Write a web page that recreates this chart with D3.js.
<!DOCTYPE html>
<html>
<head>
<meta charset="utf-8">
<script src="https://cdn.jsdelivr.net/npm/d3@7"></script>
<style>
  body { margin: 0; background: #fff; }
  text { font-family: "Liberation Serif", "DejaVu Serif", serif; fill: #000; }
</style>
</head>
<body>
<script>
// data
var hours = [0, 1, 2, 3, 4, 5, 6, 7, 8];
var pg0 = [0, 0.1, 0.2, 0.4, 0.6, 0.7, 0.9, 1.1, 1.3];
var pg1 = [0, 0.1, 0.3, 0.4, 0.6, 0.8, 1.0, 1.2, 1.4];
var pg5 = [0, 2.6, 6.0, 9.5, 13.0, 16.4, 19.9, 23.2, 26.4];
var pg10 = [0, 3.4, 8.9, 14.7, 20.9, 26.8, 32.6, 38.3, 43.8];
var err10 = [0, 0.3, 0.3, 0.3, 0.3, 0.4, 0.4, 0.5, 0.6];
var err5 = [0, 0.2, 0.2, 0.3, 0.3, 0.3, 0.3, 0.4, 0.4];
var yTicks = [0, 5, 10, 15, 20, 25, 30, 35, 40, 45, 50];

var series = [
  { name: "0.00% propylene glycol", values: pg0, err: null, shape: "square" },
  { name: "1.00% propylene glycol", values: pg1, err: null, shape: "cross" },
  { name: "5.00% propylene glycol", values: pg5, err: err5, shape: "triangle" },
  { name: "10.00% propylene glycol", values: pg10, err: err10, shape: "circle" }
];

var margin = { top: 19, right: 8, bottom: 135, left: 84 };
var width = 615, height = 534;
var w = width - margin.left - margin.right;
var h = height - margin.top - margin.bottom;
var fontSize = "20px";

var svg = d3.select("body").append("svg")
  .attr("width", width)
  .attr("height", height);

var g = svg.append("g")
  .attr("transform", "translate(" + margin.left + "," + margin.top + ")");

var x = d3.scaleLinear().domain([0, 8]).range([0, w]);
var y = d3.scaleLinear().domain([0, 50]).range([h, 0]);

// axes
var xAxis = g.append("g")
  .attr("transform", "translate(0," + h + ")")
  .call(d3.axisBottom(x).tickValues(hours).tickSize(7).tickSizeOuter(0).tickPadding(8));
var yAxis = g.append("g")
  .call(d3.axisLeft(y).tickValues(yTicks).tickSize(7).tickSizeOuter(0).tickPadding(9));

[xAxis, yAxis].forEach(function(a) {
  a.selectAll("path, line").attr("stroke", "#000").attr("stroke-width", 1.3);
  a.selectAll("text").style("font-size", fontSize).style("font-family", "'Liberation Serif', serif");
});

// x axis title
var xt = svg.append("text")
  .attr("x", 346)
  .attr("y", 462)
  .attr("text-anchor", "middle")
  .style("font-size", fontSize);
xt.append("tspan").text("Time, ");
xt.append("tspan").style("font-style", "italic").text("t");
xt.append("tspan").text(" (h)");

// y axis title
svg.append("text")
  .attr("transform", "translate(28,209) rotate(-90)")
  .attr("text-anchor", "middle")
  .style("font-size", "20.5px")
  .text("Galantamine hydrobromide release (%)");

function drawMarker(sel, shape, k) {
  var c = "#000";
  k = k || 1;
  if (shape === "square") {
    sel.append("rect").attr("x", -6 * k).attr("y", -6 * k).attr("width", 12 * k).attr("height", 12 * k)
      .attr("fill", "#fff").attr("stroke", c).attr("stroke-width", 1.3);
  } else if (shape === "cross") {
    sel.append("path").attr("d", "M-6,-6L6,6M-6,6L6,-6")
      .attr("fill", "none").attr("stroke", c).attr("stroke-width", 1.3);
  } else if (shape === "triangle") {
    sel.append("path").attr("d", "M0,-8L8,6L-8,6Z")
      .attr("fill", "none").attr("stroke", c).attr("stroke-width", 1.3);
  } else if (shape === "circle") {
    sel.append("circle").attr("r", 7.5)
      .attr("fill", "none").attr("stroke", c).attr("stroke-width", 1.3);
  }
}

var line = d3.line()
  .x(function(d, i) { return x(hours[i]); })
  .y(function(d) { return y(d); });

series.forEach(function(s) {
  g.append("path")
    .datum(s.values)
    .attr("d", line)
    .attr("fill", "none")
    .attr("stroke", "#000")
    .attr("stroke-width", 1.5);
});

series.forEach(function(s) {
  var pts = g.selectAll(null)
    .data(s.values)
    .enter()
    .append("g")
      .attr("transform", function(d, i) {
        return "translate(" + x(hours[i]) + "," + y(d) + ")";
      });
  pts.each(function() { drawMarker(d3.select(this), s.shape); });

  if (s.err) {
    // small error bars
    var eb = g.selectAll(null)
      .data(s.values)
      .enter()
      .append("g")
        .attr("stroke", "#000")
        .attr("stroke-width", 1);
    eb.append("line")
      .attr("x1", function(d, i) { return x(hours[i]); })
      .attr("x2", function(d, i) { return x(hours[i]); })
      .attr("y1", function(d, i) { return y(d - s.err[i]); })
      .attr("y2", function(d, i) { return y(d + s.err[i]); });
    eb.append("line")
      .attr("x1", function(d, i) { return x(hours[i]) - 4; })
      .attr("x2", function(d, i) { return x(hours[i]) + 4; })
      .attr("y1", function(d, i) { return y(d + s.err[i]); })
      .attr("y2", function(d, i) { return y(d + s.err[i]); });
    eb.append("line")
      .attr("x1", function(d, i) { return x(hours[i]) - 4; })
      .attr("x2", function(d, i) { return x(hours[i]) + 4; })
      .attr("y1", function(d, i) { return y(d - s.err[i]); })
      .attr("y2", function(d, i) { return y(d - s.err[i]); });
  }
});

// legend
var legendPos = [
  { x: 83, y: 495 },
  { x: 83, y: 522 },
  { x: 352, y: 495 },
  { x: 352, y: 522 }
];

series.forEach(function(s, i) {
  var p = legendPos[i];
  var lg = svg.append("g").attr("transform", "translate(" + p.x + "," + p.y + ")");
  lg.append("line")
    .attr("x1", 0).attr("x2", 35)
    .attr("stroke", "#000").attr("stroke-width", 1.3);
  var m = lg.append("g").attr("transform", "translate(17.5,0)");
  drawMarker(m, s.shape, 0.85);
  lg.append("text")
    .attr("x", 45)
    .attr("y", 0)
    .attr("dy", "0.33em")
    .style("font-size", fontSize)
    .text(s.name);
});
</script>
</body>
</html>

* * *

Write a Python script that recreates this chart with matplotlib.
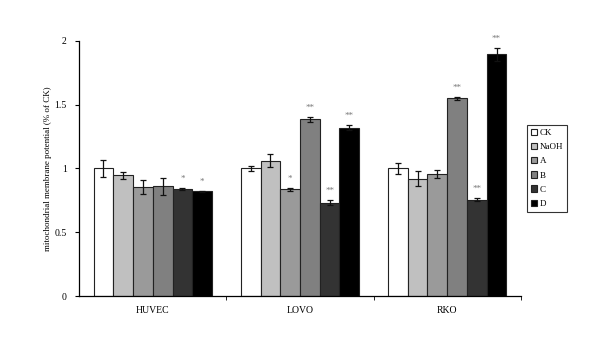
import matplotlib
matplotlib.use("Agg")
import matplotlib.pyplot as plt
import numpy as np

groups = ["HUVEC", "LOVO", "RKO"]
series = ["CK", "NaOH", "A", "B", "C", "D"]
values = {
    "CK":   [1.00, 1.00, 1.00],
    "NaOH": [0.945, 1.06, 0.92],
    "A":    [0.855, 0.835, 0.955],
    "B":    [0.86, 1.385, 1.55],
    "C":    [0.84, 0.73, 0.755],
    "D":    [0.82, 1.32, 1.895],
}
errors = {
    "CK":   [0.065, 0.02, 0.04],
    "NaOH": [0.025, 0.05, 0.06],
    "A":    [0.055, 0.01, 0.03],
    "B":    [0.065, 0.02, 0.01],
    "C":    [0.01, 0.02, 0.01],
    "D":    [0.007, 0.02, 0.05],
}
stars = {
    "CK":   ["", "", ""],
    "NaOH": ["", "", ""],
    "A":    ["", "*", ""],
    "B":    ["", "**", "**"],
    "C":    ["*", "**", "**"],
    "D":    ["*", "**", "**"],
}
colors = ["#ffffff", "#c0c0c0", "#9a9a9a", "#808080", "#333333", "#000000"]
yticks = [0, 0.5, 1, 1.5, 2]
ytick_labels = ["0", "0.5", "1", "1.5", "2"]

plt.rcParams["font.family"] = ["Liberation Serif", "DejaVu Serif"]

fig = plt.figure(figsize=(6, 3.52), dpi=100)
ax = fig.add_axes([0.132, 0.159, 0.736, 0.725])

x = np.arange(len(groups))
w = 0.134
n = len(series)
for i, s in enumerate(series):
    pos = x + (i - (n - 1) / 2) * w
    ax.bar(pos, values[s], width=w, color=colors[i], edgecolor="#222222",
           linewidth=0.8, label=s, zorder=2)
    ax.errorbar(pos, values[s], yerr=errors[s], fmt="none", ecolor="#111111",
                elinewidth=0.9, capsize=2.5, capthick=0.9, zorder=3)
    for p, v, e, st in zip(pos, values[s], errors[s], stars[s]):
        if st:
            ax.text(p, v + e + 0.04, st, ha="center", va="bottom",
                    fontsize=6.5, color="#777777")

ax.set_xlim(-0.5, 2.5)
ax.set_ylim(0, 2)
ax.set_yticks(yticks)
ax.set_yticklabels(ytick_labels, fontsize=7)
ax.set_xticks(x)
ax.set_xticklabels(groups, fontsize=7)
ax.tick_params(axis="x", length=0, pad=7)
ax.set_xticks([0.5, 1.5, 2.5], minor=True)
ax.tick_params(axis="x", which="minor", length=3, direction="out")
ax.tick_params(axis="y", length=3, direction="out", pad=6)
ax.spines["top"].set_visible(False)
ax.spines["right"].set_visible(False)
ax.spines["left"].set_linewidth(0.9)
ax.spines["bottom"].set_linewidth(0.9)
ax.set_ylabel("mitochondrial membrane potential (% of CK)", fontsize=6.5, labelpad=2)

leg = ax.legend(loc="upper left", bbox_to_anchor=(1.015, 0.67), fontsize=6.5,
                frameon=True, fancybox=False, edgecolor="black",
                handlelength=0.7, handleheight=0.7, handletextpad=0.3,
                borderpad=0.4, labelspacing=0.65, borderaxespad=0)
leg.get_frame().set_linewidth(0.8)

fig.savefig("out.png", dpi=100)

**What is needed:** From the listing above, copy all lines holding the word "with".

**Full response:**
Write a web page that recreates this chart with D3.js.
Write a Python script that recreates this chart with matplotlib.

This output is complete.